TASK INPUT:
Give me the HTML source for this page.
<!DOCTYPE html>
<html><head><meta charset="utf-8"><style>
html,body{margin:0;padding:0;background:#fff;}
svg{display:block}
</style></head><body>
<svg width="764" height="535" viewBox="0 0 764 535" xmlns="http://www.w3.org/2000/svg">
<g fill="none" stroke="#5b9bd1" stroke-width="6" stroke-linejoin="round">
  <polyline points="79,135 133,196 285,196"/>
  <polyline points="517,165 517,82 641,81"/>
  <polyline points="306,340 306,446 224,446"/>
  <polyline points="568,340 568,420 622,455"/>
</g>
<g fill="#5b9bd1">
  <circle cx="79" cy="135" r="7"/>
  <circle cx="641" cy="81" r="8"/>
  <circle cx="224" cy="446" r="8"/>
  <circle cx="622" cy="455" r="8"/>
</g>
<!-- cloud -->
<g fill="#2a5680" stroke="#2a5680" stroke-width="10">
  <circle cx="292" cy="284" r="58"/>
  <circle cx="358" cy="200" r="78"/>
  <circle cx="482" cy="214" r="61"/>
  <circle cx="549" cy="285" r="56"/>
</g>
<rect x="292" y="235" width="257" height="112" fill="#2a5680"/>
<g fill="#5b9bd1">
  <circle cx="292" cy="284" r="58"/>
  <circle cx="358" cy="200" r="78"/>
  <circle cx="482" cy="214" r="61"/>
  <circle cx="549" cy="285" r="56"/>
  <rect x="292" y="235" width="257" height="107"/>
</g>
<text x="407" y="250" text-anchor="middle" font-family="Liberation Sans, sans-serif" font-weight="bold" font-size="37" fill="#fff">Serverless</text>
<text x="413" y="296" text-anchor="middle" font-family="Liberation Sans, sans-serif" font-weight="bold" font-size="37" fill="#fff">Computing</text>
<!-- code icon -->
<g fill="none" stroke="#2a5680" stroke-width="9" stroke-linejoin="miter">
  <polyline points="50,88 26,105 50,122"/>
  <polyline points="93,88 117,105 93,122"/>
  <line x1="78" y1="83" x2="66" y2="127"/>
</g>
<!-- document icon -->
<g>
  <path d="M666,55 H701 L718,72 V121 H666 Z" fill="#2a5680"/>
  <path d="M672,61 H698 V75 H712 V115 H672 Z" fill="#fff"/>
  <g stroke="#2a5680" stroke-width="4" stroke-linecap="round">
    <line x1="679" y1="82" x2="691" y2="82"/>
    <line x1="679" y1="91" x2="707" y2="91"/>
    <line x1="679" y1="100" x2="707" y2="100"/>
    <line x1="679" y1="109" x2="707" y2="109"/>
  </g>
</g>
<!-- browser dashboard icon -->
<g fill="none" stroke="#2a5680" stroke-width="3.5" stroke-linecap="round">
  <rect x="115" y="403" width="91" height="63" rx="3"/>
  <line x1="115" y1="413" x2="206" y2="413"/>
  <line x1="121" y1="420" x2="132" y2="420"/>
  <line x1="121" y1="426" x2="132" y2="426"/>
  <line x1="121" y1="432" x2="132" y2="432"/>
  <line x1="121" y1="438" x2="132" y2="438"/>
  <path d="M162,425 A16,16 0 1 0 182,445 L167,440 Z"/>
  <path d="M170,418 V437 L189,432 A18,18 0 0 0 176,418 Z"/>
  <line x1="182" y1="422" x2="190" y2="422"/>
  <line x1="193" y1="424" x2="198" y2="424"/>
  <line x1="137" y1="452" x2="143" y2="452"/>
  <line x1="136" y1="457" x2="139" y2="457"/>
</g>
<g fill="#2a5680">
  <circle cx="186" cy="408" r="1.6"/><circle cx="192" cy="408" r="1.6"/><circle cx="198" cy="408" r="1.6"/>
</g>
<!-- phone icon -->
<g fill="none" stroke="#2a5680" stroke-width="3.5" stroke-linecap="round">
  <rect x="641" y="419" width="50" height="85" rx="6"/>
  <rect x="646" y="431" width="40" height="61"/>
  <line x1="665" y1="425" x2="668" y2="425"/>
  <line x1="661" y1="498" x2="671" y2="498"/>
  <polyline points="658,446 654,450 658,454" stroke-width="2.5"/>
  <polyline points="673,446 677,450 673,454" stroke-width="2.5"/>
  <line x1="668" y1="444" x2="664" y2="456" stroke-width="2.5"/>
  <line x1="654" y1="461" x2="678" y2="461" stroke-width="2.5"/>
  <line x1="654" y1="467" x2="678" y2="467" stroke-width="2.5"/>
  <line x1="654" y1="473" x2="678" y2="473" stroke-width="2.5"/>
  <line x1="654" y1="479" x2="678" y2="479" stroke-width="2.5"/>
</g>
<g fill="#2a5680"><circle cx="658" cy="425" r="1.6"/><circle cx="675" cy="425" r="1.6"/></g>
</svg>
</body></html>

...

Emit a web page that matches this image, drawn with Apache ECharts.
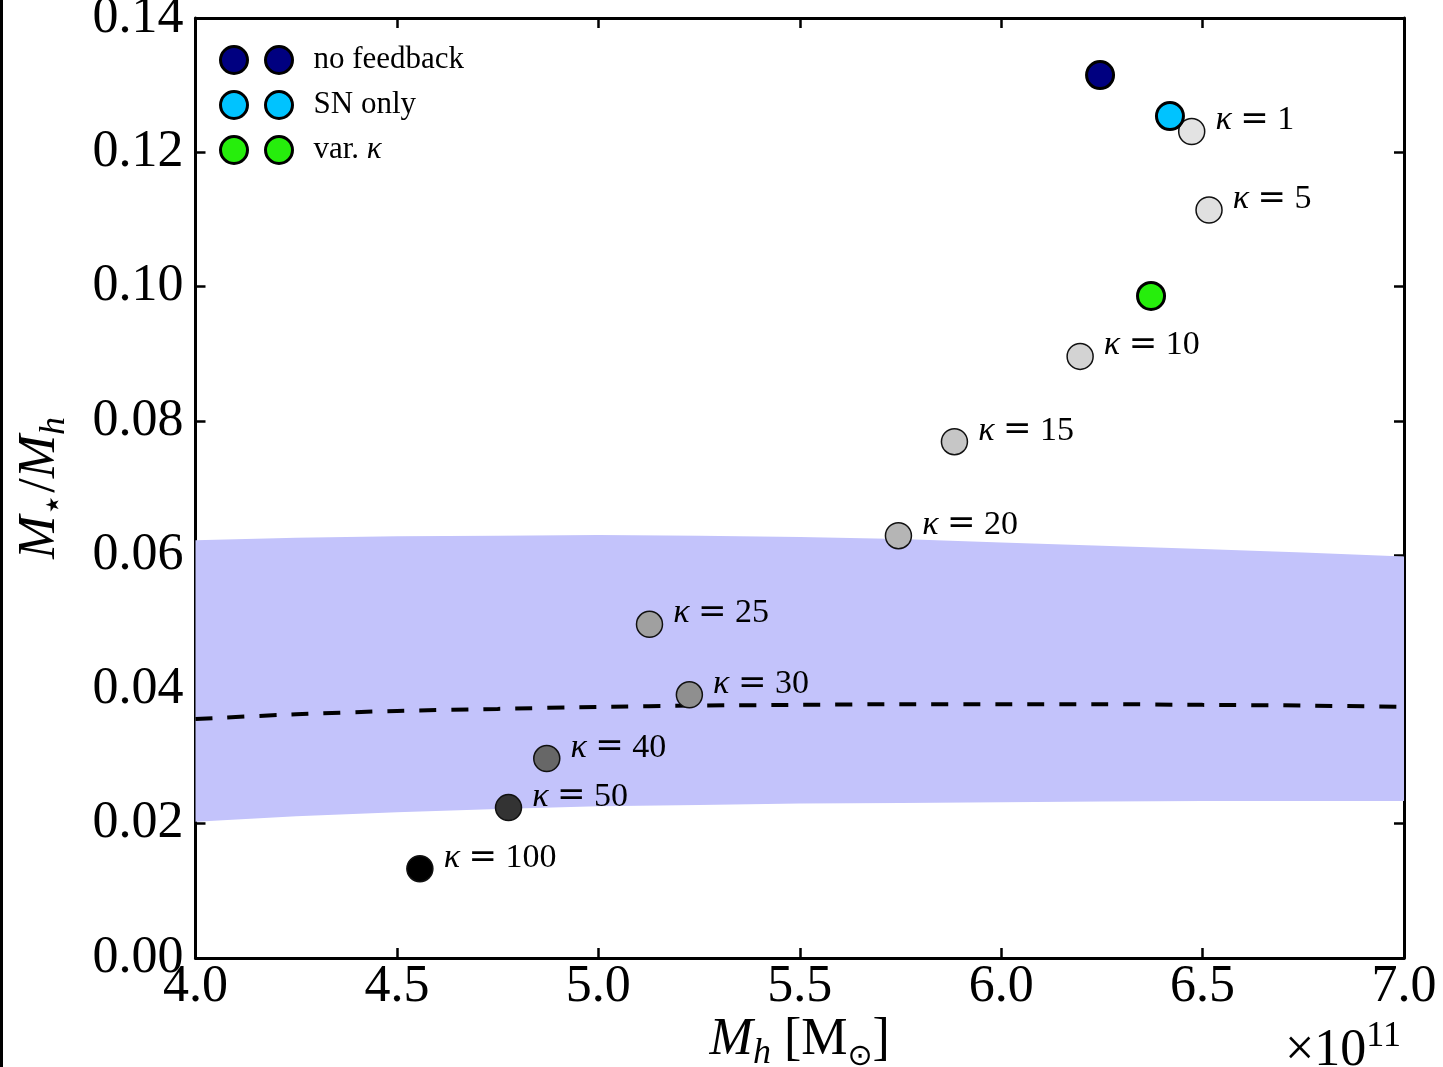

==

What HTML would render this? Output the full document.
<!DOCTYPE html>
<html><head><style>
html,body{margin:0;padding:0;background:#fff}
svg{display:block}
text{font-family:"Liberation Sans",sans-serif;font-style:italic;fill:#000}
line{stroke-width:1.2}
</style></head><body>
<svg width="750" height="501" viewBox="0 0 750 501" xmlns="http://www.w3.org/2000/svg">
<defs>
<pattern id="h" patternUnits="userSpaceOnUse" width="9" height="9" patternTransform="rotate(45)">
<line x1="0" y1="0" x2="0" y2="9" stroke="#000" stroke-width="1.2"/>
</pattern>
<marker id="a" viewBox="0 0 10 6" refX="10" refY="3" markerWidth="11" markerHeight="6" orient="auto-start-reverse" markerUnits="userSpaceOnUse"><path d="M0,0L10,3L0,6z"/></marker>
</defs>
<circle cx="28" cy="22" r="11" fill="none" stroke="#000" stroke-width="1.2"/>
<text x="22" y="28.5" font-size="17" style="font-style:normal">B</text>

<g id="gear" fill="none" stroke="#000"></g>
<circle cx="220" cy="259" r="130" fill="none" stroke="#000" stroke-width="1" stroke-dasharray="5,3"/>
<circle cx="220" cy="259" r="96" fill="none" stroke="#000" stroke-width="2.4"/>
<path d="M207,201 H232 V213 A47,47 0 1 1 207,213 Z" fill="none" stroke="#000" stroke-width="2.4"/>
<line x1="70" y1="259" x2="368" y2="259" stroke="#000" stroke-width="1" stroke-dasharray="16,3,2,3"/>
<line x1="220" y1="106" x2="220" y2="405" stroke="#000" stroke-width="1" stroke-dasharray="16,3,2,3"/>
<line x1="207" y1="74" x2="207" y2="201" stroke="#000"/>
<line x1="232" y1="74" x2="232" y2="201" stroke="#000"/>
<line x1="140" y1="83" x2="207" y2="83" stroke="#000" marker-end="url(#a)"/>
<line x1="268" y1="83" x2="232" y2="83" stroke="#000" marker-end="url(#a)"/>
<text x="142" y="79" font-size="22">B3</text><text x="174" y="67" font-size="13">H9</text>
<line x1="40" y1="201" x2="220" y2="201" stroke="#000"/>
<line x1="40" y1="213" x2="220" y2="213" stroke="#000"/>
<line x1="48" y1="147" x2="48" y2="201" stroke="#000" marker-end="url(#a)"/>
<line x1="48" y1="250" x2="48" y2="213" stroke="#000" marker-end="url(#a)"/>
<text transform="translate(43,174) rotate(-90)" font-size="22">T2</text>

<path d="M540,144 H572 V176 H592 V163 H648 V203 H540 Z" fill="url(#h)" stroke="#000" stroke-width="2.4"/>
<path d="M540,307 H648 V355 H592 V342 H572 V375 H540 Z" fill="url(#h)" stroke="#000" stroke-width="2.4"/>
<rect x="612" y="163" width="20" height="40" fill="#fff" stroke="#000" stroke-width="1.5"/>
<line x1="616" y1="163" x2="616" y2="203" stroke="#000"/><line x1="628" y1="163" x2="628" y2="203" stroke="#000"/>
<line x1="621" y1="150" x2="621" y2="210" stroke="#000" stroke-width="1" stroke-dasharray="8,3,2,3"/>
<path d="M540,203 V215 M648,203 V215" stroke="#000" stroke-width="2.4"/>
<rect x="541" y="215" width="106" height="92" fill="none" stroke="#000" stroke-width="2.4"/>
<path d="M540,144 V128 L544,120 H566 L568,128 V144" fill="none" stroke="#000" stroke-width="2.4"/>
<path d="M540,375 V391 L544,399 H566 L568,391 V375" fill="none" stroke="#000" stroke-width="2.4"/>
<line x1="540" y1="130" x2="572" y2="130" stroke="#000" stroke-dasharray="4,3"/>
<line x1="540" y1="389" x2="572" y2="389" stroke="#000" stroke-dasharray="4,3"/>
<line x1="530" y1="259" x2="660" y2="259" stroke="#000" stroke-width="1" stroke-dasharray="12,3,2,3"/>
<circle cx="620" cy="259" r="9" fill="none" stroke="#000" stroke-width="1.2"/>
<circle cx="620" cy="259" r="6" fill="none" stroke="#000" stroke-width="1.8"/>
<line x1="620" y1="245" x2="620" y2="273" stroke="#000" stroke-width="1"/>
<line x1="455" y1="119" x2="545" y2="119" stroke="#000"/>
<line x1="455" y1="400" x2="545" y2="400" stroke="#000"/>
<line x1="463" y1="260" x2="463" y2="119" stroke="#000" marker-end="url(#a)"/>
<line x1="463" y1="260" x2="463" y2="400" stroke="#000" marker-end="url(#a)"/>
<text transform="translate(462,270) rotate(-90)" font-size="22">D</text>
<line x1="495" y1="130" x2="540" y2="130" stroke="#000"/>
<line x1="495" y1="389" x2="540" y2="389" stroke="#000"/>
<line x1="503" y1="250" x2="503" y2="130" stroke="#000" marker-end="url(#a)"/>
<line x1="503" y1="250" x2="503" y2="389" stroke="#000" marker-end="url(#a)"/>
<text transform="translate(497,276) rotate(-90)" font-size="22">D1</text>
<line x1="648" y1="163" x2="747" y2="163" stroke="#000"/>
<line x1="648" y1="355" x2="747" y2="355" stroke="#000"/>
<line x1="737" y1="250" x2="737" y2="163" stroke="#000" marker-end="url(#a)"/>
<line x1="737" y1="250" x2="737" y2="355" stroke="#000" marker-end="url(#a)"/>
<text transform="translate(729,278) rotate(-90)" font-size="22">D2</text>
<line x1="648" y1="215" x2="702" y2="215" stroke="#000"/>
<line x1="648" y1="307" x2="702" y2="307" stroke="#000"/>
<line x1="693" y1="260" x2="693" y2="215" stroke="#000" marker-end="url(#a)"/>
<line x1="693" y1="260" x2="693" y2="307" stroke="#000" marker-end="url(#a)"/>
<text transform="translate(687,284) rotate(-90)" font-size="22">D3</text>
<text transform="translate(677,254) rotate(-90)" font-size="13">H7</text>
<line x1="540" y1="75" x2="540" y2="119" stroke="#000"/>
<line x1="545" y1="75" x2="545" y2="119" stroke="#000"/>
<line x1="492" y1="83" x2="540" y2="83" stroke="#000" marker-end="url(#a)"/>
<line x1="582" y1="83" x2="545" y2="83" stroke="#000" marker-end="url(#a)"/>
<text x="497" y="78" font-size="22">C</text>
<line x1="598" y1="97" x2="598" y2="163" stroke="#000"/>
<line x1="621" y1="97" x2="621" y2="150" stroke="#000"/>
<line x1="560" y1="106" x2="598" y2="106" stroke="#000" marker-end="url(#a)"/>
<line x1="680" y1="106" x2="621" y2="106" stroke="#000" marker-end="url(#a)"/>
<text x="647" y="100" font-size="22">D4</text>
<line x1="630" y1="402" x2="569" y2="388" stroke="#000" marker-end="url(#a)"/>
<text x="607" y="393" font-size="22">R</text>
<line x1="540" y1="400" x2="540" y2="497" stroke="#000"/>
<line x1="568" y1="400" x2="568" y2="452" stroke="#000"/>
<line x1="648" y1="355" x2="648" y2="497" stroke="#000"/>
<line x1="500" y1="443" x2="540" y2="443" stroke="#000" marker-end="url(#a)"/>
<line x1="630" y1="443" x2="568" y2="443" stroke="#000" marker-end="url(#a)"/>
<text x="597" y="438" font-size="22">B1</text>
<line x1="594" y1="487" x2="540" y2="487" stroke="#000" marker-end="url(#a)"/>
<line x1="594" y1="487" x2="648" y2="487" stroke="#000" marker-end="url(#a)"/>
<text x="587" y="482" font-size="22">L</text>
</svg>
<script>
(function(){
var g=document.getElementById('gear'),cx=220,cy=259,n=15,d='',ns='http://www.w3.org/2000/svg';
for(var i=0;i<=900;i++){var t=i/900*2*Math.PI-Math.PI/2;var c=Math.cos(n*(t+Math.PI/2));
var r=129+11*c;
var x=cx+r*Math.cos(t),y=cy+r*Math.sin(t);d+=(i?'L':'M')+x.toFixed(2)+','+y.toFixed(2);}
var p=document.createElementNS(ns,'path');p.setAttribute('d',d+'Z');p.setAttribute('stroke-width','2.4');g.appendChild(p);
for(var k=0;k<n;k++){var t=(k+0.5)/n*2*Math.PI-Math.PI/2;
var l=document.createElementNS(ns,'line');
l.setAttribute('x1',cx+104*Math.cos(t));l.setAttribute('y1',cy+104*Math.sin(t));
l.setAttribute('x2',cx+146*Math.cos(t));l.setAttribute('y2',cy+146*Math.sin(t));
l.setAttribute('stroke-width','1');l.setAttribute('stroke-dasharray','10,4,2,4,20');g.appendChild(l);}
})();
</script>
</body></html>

DESCRIPTION OF THE TASK: Pick out lines containing the word "this", each one as written.

CORRECT RESPONSE:
Give me the HTML source for this page.
Emit a web page that matches this image, drawn with Apache ECharts.
What HTML would render this? Output the full document.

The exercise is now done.